### WORK TO DO
In the listing that follows, retype every line from the first through the one containing "const BLUE = '#4472C4', RED = '#FF0000';". Pictures are to be left out.

-- start INFORMATION PROVIDED --

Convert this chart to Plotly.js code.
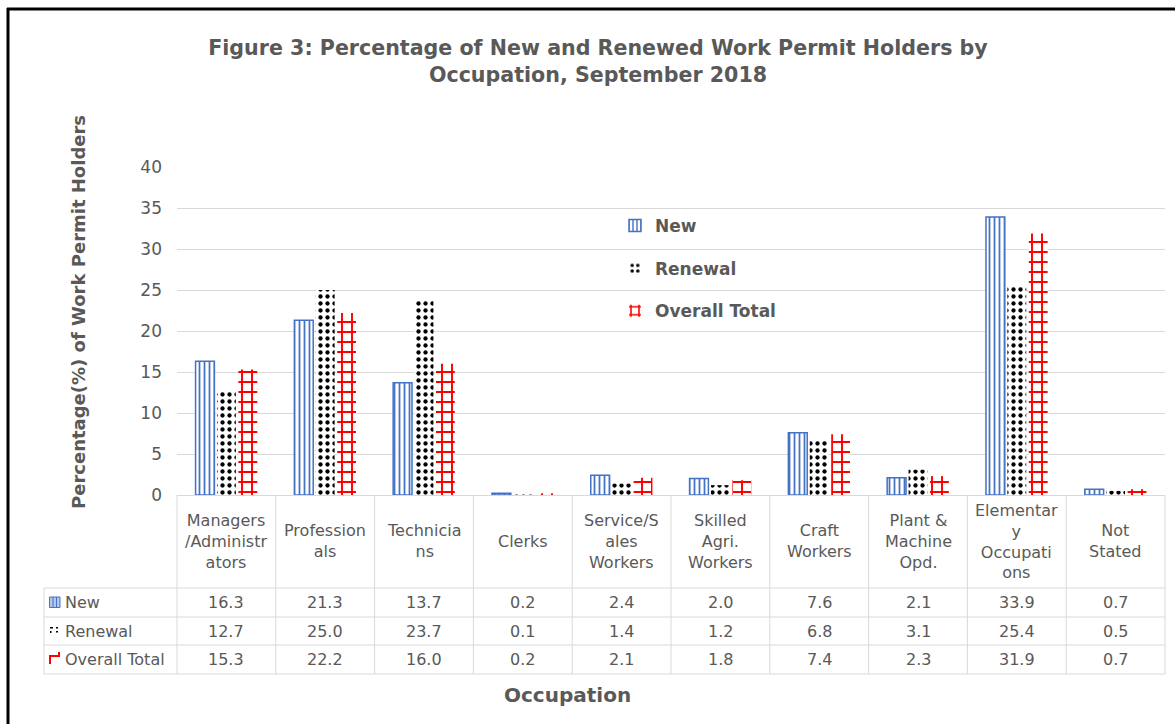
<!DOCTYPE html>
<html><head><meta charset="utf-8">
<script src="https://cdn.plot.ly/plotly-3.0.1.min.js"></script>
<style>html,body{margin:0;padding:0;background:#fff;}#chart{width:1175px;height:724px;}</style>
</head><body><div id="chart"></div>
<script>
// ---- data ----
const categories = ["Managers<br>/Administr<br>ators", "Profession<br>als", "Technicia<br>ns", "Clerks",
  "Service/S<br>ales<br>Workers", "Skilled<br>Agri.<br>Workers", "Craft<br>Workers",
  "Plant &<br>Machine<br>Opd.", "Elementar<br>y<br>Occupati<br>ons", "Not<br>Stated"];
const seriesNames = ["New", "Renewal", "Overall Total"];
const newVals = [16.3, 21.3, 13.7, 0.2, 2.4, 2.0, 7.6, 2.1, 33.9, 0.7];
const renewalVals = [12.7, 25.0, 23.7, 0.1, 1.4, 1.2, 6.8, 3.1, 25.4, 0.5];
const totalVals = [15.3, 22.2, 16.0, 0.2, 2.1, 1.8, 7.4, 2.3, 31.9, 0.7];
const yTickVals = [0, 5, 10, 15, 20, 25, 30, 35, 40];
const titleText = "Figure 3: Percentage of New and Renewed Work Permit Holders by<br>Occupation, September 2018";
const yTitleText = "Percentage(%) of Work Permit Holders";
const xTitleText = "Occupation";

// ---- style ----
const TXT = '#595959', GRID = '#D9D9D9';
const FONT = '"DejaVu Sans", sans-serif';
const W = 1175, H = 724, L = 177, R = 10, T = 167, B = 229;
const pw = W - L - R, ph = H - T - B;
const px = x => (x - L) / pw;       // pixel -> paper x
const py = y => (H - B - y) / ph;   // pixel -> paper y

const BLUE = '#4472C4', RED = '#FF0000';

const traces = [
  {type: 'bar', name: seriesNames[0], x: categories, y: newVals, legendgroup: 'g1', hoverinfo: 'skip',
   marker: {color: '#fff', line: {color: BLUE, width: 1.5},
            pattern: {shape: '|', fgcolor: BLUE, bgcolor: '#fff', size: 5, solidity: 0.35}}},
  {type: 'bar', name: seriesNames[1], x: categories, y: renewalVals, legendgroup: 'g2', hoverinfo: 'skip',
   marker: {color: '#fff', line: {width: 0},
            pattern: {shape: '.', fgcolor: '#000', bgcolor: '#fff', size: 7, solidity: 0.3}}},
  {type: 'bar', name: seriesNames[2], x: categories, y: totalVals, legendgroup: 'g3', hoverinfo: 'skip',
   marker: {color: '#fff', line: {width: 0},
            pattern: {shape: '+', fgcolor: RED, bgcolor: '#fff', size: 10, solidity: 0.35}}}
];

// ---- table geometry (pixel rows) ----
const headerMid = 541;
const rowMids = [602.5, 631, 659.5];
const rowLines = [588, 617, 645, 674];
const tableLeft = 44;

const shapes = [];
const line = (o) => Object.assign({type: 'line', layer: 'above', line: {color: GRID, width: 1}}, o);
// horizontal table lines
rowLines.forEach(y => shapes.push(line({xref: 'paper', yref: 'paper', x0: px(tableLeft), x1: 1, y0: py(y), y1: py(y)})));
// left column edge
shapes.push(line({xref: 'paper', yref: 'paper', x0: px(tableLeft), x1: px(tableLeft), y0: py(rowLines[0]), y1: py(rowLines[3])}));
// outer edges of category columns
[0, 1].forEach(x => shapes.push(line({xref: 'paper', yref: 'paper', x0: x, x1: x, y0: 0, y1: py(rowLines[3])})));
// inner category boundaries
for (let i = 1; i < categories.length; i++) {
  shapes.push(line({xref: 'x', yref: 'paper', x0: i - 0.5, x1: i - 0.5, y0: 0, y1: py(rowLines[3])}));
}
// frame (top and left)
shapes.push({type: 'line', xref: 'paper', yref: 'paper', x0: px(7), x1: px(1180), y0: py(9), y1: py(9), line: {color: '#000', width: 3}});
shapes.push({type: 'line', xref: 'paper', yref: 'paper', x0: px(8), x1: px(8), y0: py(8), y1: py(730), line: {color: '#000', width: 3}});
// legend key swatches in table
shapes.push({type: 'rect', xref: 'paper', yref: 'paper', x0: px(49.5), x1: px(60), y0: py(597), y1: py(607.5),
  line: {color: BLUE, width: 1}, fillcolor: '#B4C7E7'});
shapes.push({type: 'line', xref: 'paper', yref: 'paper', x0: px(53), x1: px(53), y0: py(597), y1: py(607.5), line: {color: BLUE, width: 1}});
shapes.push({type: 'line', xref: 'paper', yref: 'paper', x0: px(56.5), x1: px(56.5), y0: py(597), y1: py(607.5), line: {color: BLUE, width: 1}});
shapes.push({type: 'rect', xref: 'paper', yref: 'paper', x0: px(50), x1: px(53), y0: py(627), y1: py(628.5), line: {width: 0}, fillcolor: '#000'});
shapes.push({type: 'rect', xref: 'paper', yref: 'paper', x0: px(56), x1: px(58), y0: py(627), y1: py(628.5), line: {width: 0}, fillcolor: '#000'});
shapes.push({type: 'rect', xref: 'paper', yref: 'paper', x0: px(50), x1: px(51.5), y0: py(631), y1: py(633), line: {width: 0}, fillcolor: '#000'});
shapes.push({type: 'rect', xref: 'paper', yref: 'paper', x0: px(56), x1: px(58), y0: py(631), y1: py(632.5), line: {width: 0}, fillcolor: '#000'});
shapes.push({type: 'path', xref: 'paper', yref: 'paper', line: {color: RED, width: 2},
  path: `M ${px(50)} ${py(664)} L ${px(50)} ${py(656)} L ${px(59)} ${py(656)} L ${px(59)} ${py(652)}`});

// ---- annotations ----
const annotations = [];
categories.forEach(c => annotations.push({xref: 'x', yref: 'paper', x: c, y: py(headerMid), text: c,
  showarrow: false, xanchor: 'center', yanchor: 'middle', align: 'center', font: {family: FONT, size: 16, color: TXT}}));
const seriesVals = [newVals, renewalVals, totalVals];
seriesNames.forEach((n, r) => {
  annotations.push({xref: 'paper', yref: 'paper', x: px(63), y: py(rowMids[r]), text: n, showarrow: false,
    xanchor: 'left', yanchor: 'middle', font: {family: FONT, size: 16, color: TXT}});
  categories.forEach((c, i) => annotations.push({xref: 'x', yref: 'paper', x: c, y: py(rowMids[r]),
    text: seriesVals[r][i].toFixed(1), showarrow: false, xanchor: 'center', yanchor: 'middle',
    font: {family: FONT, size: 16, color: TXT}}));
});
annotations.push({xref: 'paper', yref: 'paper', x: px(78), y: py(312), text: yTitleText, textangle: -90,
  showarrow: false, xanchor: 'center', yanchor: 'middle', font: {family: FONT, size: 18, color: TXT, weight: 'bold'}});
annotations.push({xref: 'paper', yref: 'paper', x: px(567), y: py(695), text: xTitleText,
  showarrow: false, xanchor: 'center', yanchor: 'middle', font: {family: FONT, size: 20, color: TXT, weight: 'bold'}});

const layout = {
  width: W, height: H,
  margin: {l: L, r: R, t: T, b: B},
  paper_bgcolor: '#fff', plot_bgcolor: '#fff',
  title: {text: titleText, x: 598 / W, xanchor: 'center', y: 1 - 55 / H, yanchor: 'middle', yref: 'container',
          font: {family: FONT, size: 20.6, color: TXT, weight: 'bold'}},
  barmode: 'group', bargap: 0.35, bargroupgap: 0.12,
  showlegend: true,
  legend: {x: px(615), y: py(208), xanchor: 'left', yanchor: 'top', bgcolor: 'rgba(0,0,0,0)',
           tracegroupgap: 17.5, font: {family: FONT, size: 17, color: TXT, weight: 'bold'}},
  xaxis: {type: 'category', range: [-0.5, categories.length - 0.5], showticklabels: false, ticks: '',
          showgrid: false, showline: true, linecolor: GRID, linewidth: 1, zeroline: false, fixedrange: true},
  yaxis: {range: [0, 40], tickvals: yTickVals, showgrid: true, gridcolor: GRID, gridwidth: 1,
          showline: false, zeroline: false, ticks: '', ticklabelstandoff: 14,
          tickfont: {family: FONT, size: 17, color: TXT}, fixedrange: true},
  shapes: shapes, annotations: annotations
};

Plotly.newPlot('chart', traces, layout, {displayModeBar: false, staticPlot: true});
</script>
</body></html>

-- end INFORMATION PROVIDED --

### TASK ANSWER
Convert this chart to Plotly.js code.
<!DOCTYPE html>
<html><head><meta charset="utf-8">
<script src="https://cdn.plot.ly/plotly-3.0.1.min.js"></script>
<style>html,body{margin:0;padding:0;background:#fff;}#chart{width:1175px;height:724px;}</style>
</head><body><div id="chart"></div>
<script>
// ---- data ----
const categories = ["Managers<br>/Administr<br>ators", "Profession<br>als", "Technicia<br>ns", "Clerks",
  "Service/S<br>ales<br>Workers", "Skilled<br>Agri.<br>Workers", "Craft<br>Workers",
  "Plant &<br>Machine<br>Opd.", "Elementar<br>y<br>Occupati<br>ons", "Not<br>Stated"];
const seriesNames = ["New", "Renewal", "Overall Total"];
const newVals = [16.3, 21.3, 13.7, 0.2, 2.4, 2.0, 7.6, 2.1, 33.9, 0.7];
const renewalVals = [12.7, 25.0, 23.7, 0.1, 1.4, 1.2, 6.8, 3.1, 25.4, 0.5];
const totalVals = [15.3, 22.2, 16.0, 0.2, 2.1, 1.8, 7.4, 2.3, 31.9, 0.7];
const yTickVals = [0, 5, 10, 15, 20, 25, 30, 35, 40];
const titleText = "Figure 3: Percentage of New and Renewed Work Permit Holders by<br>Occupation, September 2018";
const yTitleText = "Percentage(%) of Work Permit Holders";
const xTitleText = "Occupation";

// ---- style ----
const TXT = '#595959', GRID = '#D9D9D9';
const FONT = '"DejaVu Sans", sans-serif';
const W = 1175, H = 724, L = 177, R = 10, T = 167, B = 229;
const pw = W - L - R, ph = H - T - B;
const px = x => (x - L) / pw;       // pixel -> paper x
const py = y => (H - B - y) / ph;   // pixel -> paper y

const BLUE = '#4472C4', RED = '#FF0000';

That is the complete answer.